[Whonix-devel] EGD used with a modern Kernel

Brian Warner warner at lothar.com
Fri Jan 31 22:27:15 CET 2020


On 1/31/20 4:03 PM, procmem at riseup.net wrote:
> Hi Brian. Whonix dev here (privacy distro based on Tor). We are looking
> to add as many entropy sources as we can get our hands on, I was
> wondering what you think of EGD at this point in time given the current
> state of the Linux RNG?
> 
> Is EGD relevant in a moedern context? Does it use sources that the
> kernel doesn't at this point?

Heya. Nope, I'd recommend against EGD.. a modern kernel has access to
much better sources (and to sources that are less visible to a potential
attacker, specifically one running in userspace on the same machine)
than my ancient perl script could see. Also, omg that thing is ugly, I'm
kinda embarrassed about it by now :).

At a distro level, I'd recommend making sure the CPU-provided hardware
RNG sources are enabled (I *think* that means installing the rng-tools
package, but there might be a kernel config switch, look around for
"RDRAND" or "/dev/hwrng" or something).

The ideal situation is to be using RDRAND data, plus having the kernel
fold in interrupt timing as sort of a backup (some people are paranoid
and don't want to use RDRAND, but I think it's fine, and that their
concerns are addressed by mixing both RDRAND data and other sources).

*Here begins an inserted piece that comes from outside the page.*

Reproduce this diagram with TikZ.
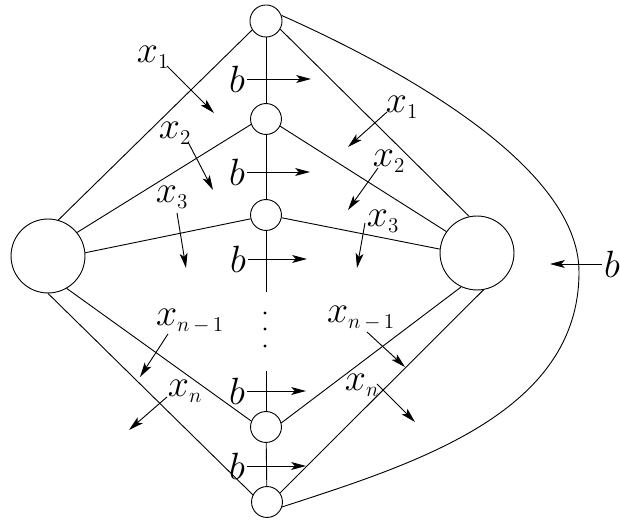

The biggest thing to pay attention to is when the kernel's entropy pools
get seeded during the boot process, and to make sure that key generation
is deferred until after that point. I'm sure you've run into this before
:). SSH keygen in a new debian/ubuntu image at boot time is the part
that I'm always worried about, but I'd bet you've got Tor node keys and
a host of other tools which do the same.

Whonix is cool stuff, thanks for working on it!